The California investigations aren't yet complete, but the whistleblowers who filed the complaints charge that the problems boiled down to management's demands.But don't worry. The national office is on the case.
"The goals had everything to do with speed, and nothing to do with accuracy," said Craig Baltz, a former worker in one of the Census Bureau's two Fresno, Calif. offices. "Instead of slowing down to ensure accurate data, we sped up."
Baltz charged that in some difficult-to-reach areas, "enumerators had two choices: Turn in accurate work and get written up or terminated, or falsify data and keep working." Baltz worked for the census from last October till July.
In one case, a former census worker allegedly tallied residents of a migrant farm workers' camp in California's San Joaquin Valley, but the camp itself was empty, abandoned because of the region's shortage of irrigation water.
"There was abuse of authority and mismanagement," charged Nell Taylan, a veteran human relations specialist who worked in the Salinas office. "I've never seen anything like it."Does anyone buy that the National Director of the Census has any ability to estimate how many interviewers falsified data?
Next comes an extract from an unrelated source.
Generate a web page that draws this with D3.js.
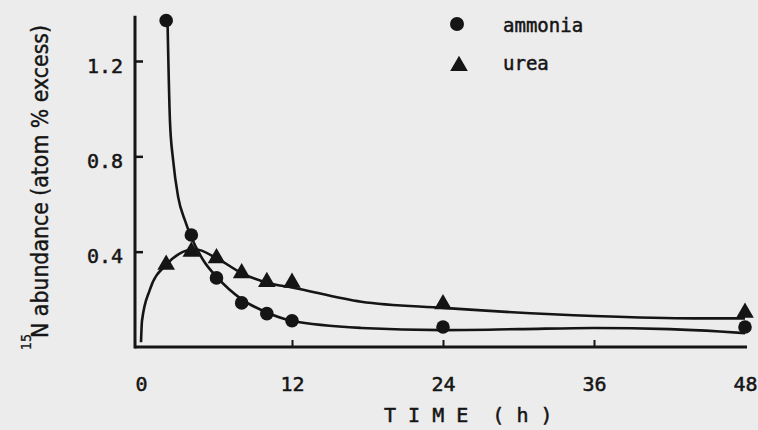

Then there are the possible IT problems. If there were problems in California, do you think that the other states are immune?
Census Bureau officials say they've done everything possible to ensure an accurate population tabulation. Asked specifically about alleged problems in California, a spokesman referred to comments July 27 by [National Director] Groves in which he stressed the agency's nationwide quality-control efforts, which include double-checking answers from a sampling of households.
Groves said that suspicious errors that could mean falsification of data were made by "less than a thousand" of the 565,000 field interviewers nationwide.